The Gothenburg-based pension fund – the first of Sweden’s six national AP pension funds to report 2020 financial results – also said a big part of its work last year had been aligning some of the portfolio with the Paris Agreement on climate change.

AP2’s 3.5% 2020 return after costs compares to 2019’s 15.9%, and its average return over the last five years of 7.3%, and of 7.7% over 10 years.

Eva Halvarsson, AP2’s chief executive officer, said: “Our SEK12.8bn (€1.27bn) profit for the year is a result of developments in the stock market, particularly the Swedish, and also reflects a good return on the fund’s investments in private equity funds, Chinese equities and real estate.”

AP2’s Swedish and Chinese equity portfolios generated a total return of 15.9% and 33.2%, respectively, she said.

The pension fund reported a rise in total assets to SEK386.2bn, compared with SEK381.3bn at the end of 2019.

Halvarsson said the rise in global stock prices last year had been driven mostly by growth equities in the technology sector.

“This has adversely affected the fund’s equity portfolios, which avoid concentrating excessive holdings in large companies and instead overweight equities with low valuations,” she said.

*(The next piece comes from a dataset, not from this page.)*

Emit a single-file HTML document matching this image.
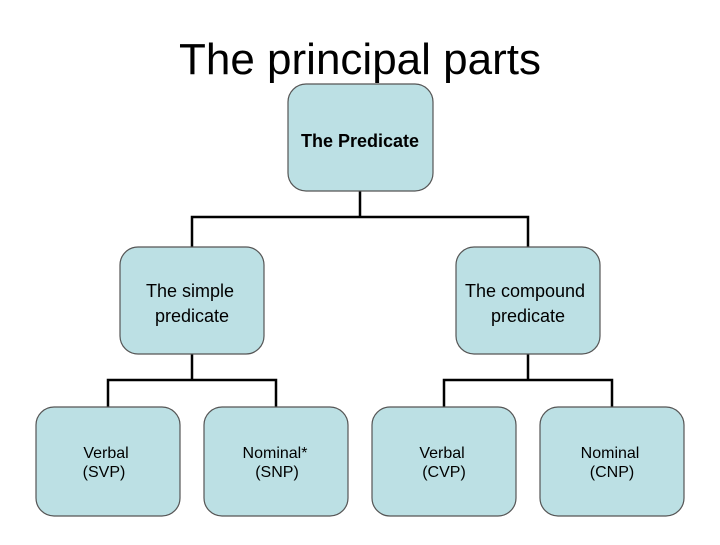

“We expect this to generate a better return in relation to risk in the long run. However, it has been negative for us this year,” the CEO said.

The pension fund, which acts as a buffer fund in Sweden’s state income pension system, made net payments into the system of SEK7.9bn, down from the SEK6.5bn it paid in 2019, according to the annual figures released.

Halvarsson said that in spite of everything happening around the world in 2020, AP2 had managed to deliver much of what it had decided to do, including taking “key steps” to develop its asset management approach.

“I am very proud that we adapted our internally managed holdings of global equities and corporate bonds during the autumn to bring them in line with the EU Paris-Aligned Benchmark, without compromising the return and risk characteristics of the portfolios,” she said.